At last, the citizens of Reykjavik had an easy access to plentiful clean and uncontaminated water supplies. Consequently the water consumption rose abruptly from 18 l per person per day to more than 200 l. Five water tanks, containing 20 million litres, have been constructed in the capital area. A 2 million litres tank, 85 m above sea level, supplied by 10 – 15 wells, is situated in the conservation area Heidmork. The distribution network is approximately 300 miles long. The first pipeline had a diameter of 250 mm and carried 38,5 l/sec. The new pipelines have a diameter of 1 meter and carry about 900 l/sec. It is important to maintain a thorough evaluation and to monitor constantly the conditions of the network and pipelines. Computerized listening devices for leak detection were introduced in 1988. This has reduced operation expenses greatly and eliminated time consuming searches for leaks.

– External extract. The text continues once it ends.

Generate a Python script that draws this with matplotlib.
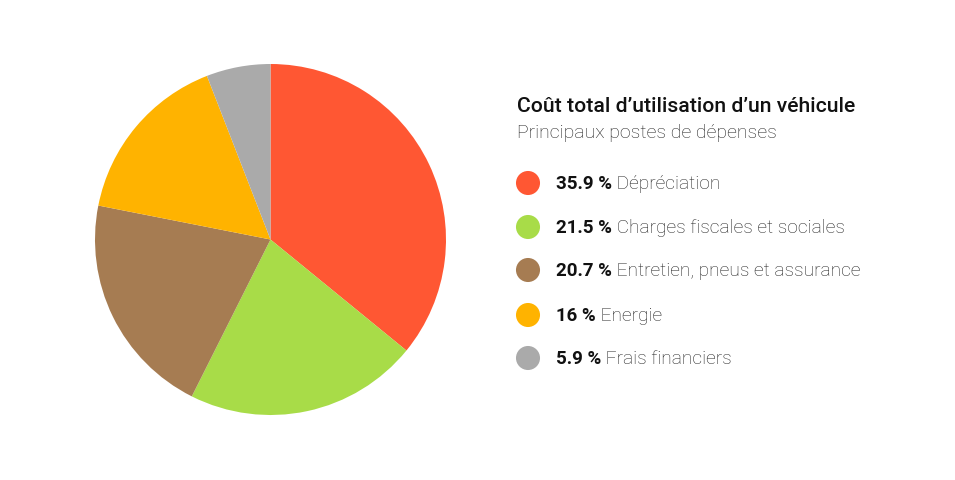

Diesel powered generators are used in the pumping stations if and when power failures occur. In 1994 the Water Works’ companies were categorized by law as food production companies. The water is tested and analyzed on a regular basis by the Health Authorities.

In 1995 the Reykjavik Water Works decided to adopt and tailor a quality control system to its processing needs according to the ISO 9000 standards. Air pollution is not a problem in Iceland compared to other industrial nations because of its isolation and sparse population. Therefore the conditions are quite favourable for the production of clean potable water. The water is pumped from wells reaching down 10 – 80 meters from the surface.

The estimated consumption per person per day is 535 litres. A family of four persons uses 20 litres for cooking, 15 litres for drinking, 15 litres for washing up, 150 litres for laundry, 220 litres for bathing, 40 litres for the lavatory, 10 litres for watering the garden and 10 litres for car wash.

Pictures: OR brochure 2009.

Next to The Municipal Waret Works are Raudholar the remainder of a cluster of pseudo craters within the boundaries of the capital. They date back approximately 4600 years and are situated in the so-called Ellidaar lava field, northeast of Lake Ellidavatn. They are prominent because of their reddish colour.